== Stated exercise ==
Nothing after the line with "blue_y = [0.0, 0.574, 1.146, 2.20, 4.15, 5.63, 5.92, 7.2]" belongs in the copy; extract the lines below from the top through that line, pictures left out.

━━━━━━

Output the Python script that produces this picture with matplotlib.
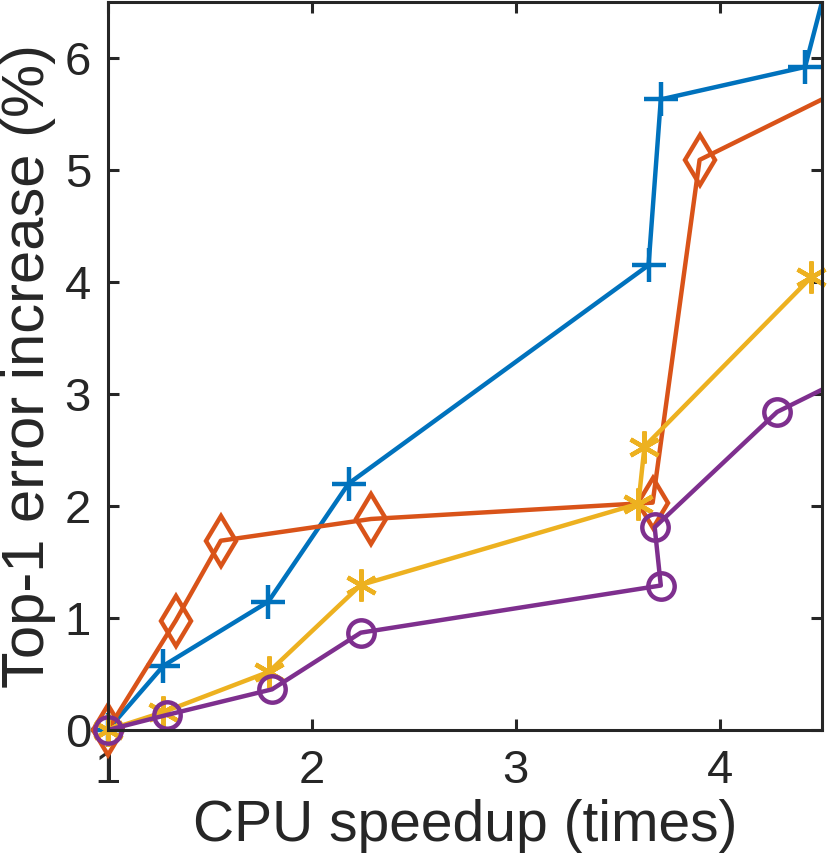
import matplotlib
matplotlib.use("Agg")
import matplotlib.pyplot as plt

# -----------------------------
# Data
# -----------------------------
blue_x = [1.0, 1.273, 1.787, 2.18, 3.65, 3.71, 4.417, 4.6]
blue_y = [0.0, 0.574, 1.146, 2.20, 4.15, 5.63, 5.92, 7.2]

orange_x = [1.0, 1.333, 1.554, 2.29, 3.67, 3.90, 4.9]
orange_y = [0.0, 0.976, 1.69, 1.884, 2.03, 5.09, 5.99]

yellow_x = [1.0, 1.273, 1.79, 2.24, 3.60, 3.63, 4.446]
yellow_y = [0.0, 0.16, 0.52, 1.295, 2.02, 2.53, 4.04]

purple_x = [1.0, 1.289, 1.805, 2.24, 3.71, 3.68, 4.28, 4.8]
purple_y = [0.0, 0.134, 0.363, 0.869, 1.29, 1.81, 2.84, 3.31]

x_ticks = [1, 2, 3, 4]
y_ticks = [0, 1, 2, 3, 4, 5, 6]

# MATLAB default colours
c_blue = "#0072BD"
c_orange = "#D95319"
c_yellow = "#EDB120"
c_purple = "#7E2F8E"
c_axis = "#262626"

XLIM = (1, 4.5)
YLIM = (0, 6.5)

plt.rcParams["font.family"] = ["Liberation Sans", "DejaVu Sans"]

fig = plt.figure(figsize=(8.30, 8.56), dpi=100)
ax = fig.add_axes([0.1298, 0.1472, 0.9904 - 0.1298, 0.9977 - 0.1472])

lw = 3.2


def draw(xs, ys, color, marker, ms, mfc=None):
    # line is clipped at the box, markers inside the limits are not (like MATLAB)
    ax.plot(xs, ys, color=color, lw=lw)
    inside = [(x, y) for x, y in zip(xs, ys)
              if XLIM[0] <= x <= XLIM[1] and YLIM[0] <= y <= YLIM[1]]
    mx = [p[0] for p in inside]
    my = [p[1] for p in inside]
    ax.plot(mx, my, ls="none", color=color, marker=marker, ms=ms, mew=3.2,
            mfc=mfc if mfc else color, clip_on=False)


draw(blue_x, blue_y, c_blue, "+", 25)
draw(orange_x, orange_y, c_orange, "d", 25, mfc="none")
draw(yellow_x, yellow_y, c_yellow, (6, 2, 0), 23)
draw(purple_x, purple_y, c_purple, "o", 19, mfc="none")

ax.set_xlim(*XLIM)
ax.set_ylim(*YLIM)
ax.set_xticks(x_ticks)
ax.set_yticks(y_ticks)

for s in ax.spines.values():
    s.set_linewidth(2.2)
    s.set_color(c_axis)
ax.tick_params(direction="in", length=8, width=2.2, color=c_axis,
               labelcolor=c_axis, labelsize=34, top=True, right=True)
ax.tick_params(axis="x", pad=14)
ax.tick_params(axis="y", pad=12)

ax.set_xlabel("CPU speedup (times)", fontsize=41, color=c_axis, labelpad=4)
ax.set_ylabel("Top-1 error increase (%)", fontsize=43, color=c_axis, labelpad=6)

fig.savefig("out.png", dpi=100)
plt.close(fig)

━━━━━━

== Reply ==
Output the Python script that produces this picture with matplotlib.
import matplotlib
matplotlib.use("Agg")
import matplotlib.pyplot as plt

# -----------------------------
# Data
# -----------------------------
blue_x = [1.0, 1.273, 1.787, 2.18, 3.65, 3.71, 4.417, 4.6]
blue_y = [0.0, 0.574, 1.146, 2.20, 4.15, 5.63, 5.92, 7.2]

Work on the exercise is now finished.